You see deep down inside i know I'm being the best Mommy for him, however when my emotions get the best of me, i feel so lost in this task of rearing a child that needs that extra-mile-worth of work. feeeeeeeeeeeeeeeeeeeeew

That was a mouthful!

On the contrary i am also learning to have more of a routine in our home in order to make life easier for Vincy and to make life easier for us because of Vincy. It's good for me!!! since it's a challenge for me to deliberately do things on a daily basis that need to be done.

I still love being a mom... ha ha, that sounds funny, but it's true! For a change, i felt a glimmer of light rest on my path that will l am walking along, hand in hand with my boy. My challenge brings tears to my eyes and makes me happy, happy, happy! You see i do not always feel happy about all that i am doing almost all the time cuz it's really butt-kicking hard! Half the time i feel like I am being TOO strict and that i am not listening enough and that i am just being a robot doing my task. I love being conscious of what i a doing. So being in go, go, go, do, do, do mode scares me.
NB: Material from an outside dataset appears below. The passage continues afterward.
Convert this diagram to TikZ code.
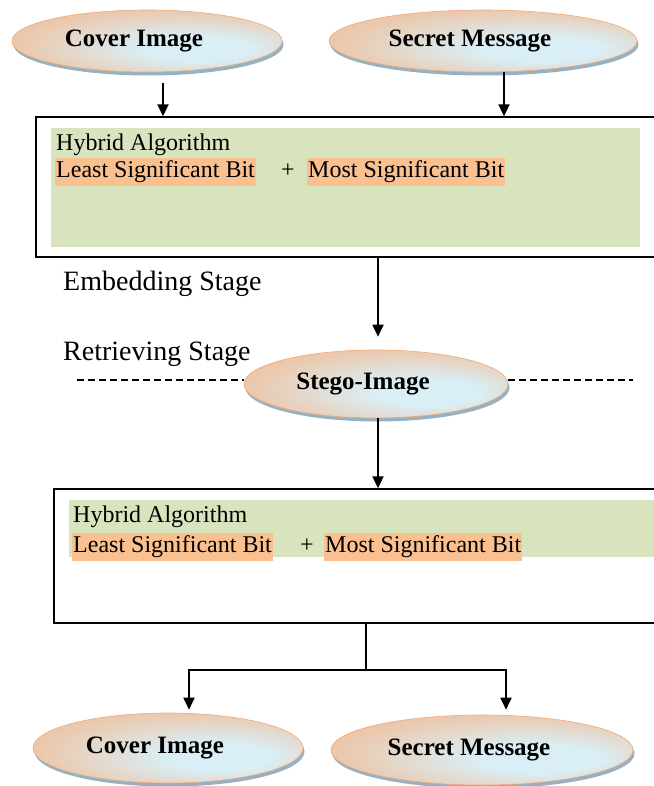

I feel like i loose myself and that i my grip on my negative emotions begins to slip.

The lesson i am learning Kate is that i am going to loose hold. But today, through the tears i often cry (because of but mostly for my Vincy) i'm beginning to see that being an imperfect good mommy will be beneficial to him in the end.

I love you Kate.
You are my favourite Kate-sister in the whole wide world!